Your reply does not address the question that was asked.

-- Tom Sloper -- sloperama.com

Tom i am sorry that i did not notice that this is 3months old. I gave my opinion with the perspective of project manager, but kinda as the software developer too. I have managed open source game project of about 20 people and i did not enforce deadlines, because i feel that they should not exist not because they were working for free. Though as they were working for free it was kinda hard to get them do stuff every day.

I did answer his questions, but i kinda told him to forget about stuff like delays, because without a deadline you can not delay.
Since this was reopened...


We have only been 6 weeks in production and the project has already "2 weeks late"

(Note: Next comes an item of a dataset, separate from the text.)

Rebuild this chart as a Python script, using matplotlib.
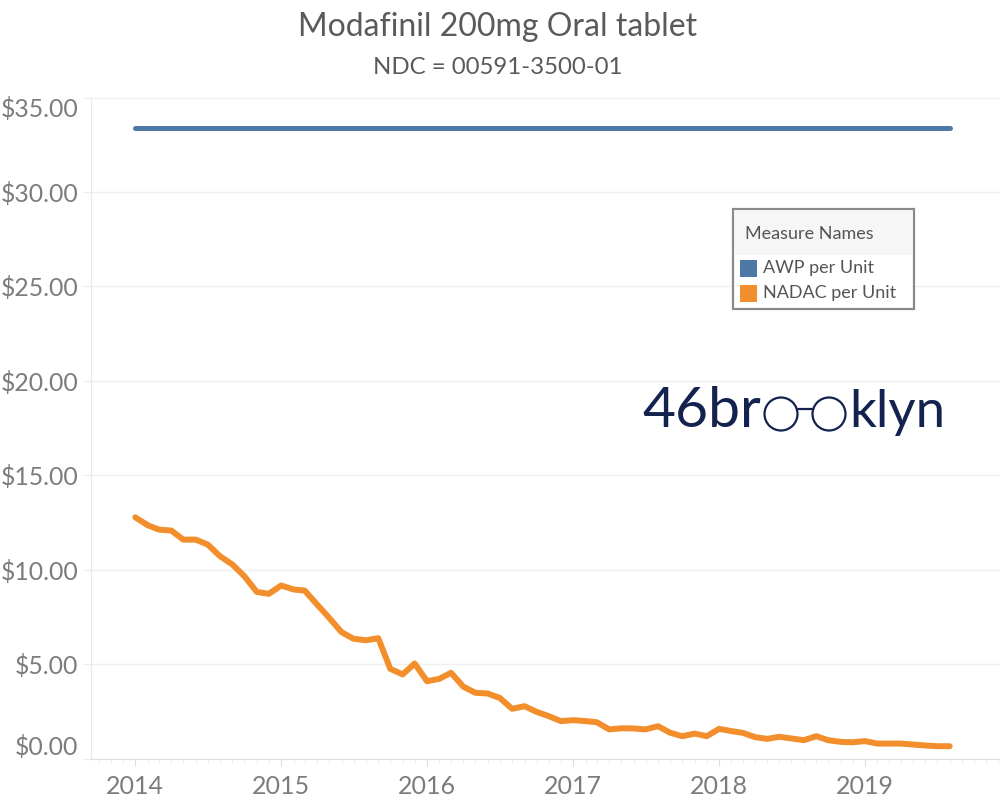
import numpy as np
import pandas as pd
import matplotlib
matplotlib.use("Agg")
import matplotlib.pyplot as plt
import matplotlib.dates as mdates
from matplotlib.patches import Rectangle, Ellipse

# Monthly prices, Jan 2014 .. Aug 2019
months = pd.date_range("2014-01-01", periods=68, freq="MS")
nadac_per_unit = [12.77, 12.35, 12.12, 12.07, 11.59, 11.59, 11.33, 10.71, 10.27, 9.65,
                  8.82, 8.72, 9.16, 8.95, 8.89, 8.15, 7.45, 6.69, 6.34, 6.26,
                  6.37, 4.75, 4.45, 5.03, 4.09, 4.22, 4.54, 3.80, 3.48, 3.44,
                  3.21, 2.63, 2.77, 2.47, 2.24, 1.98, 2.03, 1.98, 1.92, 1.54,
                  1.60, 1.59, 1.54, 1.71, 1.36, 1.18, 1.32, 1.18, 1.57, 1.45,
                  1.36, 1.13, 1.04, 1.15, 1.06, 0.97, 1.18, 0.97, 0.88, 0.86,
                  0.92, 0.79, 0.79, 0.79, 0.74, 0.69, 0.65, 0.65]
awp_per_unit = [33.38] * len(months)
y_ticks = [0, 5, 10, 15, 20, 25, 30, 35]
series_names = ["AWP per Unit", "NADAC per Unit"]

BLUE = "#4e79a7"
ORANGE = "#f28e2b"
NAVY = "#14224f"
TXT = "#7c7c7c"

W, H = 1000, 806

def fx(px):
    # pixel x -> figure fraction
    return px / W

def fy(py):
    # pixel y (from top) -> figure fraction
    return 1 - py / H

plt.rcParams["font.family"] = ["Lato", "DejaVu Sans"]

fig = plt.figure(figsize=(10, 8.06), dpi=100)
ax = fig.add_axes([fx(91), fy(758.5), 1 - fx(91), (758.5 - 97.5) / H])

ax.plot(months, awp_per_unit, color=BLUE, lw=3.6, solid_capstyle="round", zorder=3)
ax.plot(months, nadac_per_unit, color=ORANGE, lw=4.3, solid_capstyle="round",
        solid_joinstyle="round", zorder=3)

ax.set_ylim(0, 35)
ax.set_xlim(pd.Timestamp("2013-09-12"), pd.Timestamp("2019-12-05"))

# y axis
ax.set_yticks(y_ticks)
ax.set_yticklabels(["${:.2f}".format(v) for v in y_ticks])
ax.yaxis.grid(True, color="#efefef", lw=1)
ax.tick_params(axis="y", length=6, color="#ececec", labelsize=17.8, labelcolor=TXT, pad=3)
ylabels = ax.get_yticklabels()
ylabels[0].set_va("bottom")
ylabels[-1].set_va("top")

# x axis
ax.xaxis.set_major_locator(mdates.YearLocator())
ax.xaxis.set_major_formatter(mdates.DateFormatter("%Y"))
ax.xaxis.set_minor_locator(mdates.MonthLocator())
ax.tick_params(axis="x", which="major", length=5, color="#dddddd", labelsize=18,
               labelcolor=TXT, pad=7)
ax.tick_params(axis="x", which="minor", length=3, color="#e6e6e6")

for s in ["top", "right"]:
    ax.spines[s].set_visible(False)
ax.spines["left"].set_color("#e8e8e8")
ax.spines["bottom"].set_color("#e0e0e0")
ax.set_axisbelow(True)

# titles
fig.text(0.498, fy(27), "Modafinil 200mg Oral tablet", ha="center", va="center",
         fontsize=23, color="#5a5a5a")
fig.text(0.498, fy(67), "NDC = 00591-3500-01", ha="center", va="center",
         fontsize=17.3, color="#5a5a5a")

# legend box (Tableau style)
fig.patches.append(Rectangle((fx(733), fy(309)), fx(914) - fx(733), (309 - 209) / H,
                             transform=fig.transFigure, facecolor="white",
                             edgecolor="#8a8a8a", lw=1.6, zorder=5))
fig.patches.append(Rectangle((fx(735), fy(255)), fx(912) - fx(735), (255 - 211) / H,
                             transform=fig.transFigure, facecolor="#f6f6f6",
                             edgecolor="none", zorder=6))
fig.text(fx(745), fy(234), "Measure Names", ha="left", va="center", fontsize=13,
         color="#555555", zorder=7)
for i, (name, col) in enumerate(zip(series_names, [BLUE, ORANGE])):
    yc = 268 + 25 * i
    fig.patches.append(Rectangle((fx(740), fy(yc + 8.5)), 17 / W, 17 / H,
                                 transform=fig.transFigure, facecolor=col,
                                 edgecolor="none", zorder=7))
    fig.text(fx(763), fy(yc), name, ha="left", va="center", fontsize=13,
             color="#555555", zorder=7)

# 46brooklyn logo
fig.text(fx(642), fy(427), "46br", fontsize=41, color=NAVY, va="baseline", ha="left")
fig.text(fx(849), fy(427), "klyn", fontsize=38, color=NAVY, va="baseline", ha="left")
for cx in [781, 829]:
    fig.patches.append(Ellipse((fx(cx), fy(414)), 33 / W, 33 / H,
                               transform=fig.transFigure, fill=False, ec=NAVY, lw=1.6))
fig.lines.append(plt.Line2D([fx(797), fx(813)], [fy(409), fy(409)],
                            transform=fig.transFigure, color=NAVY, lw=1.6))

fig.savefig("out.png", dpi=100, facecolor="white")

I find it peculiar that the project is '2 weeks late' while its actually handled as an agile/scrum project.
As Ken Schwaber would put it, its done when its done. Am I to assume this was a measure of how many failed sprints occured? If so, what was the iteration length?
The issue might be at the iteration level, and not necessarily within the technical evaluations (task allocation for the sprint in regards to other tasks).

From the perspective of a PM, I tend to allocate static % to specific tasks.
For example, I account for the fact that resources only actually work about 80-90% of the time they 'work' (there are meetings, chat, in-between task setups, etc).
In general, I buff my tasks by 41% and, given I do my job right, that's generally the time it really takes. This number is generally increased as the hierarchy of the project increases (that is, when people are expected to interact with more people). I also tend to evaluate the efficiency of leads based on how many people they have to coach. After 4-5 people, they pretty much lead fulltime and don't produce any actual work (this is something a lot of PM that I've seen overlook when tasks are allocated).

It is true that other people on the team focus only on the task itself and may not see the whole, but its not the only answer.